The AMD Ryzen 7 8700G "Hawk Point" desktop APU is set to launch next year, and with integrated 12 Compute Unit RDNA 3 Radeon 780M graphics, it will shake up the mini and tiny PC gaming market. It's the new flagship of the Ryzen 7 8000 Series, with 8 cores, 16 threads, and a boost clock of up to 5.1 GHz.

In addition to the sort of GPU power that's more than capable of running modern titles with decent fidelity and performance, the AMD Ryzen 7 8700G will make use of AMD's latest AM5 socket - so it can be paired with fast DDR5 memory and PCIe 5.0 storage options.
It will also be able to use the new DDR5 update for AM5, where 64GB modules can stack up to a whopping 256GB capacity. That said, the big difference between AMD Ryzen 7 8700G and the laptop Ryzen 9 7940HS "Phoenix Point" APU is the upgraded NPU for AI - which is probably why this new leaked Geekbench benchmark result puts the "Hawk Point" lead over "Phoenix Point" in the single-digit realm.
The Geekbench ML Score covering the ONNX DirectML test result score of 5255 makes it "slightly better" than the laptop Ryzen 9 7940HS APU. However, this is a single benchmark, and we don't know if the benchmark used the NPU. On the NPU side, the 8700G offers 16 TOPS versus the 10 TOPS of the Ryzen 9 7940HS, so AI has a definite benefit.

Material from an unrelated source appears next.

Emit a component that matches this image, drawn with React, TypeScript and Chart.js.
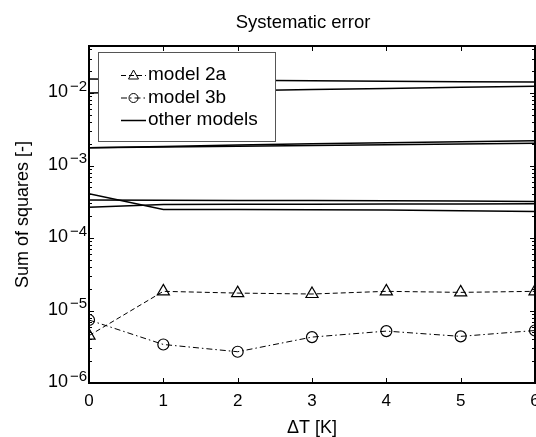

In addition to outperforming the 7940HS, this result also puts it ahead of the new Intel Core Ultra 155H, which also features dedicated AI hardware.
With Zen 4 cores, "Hawk Point" and the AMD Ryzen 7 8700G is a refresh instead of a brand-new slice of architecture. That will arrive with its successor, "Kraken Point," which will use the new Zen 5 architecture and feature RDNA 3.5 graphics and upgraded XDNA2 AI hardware.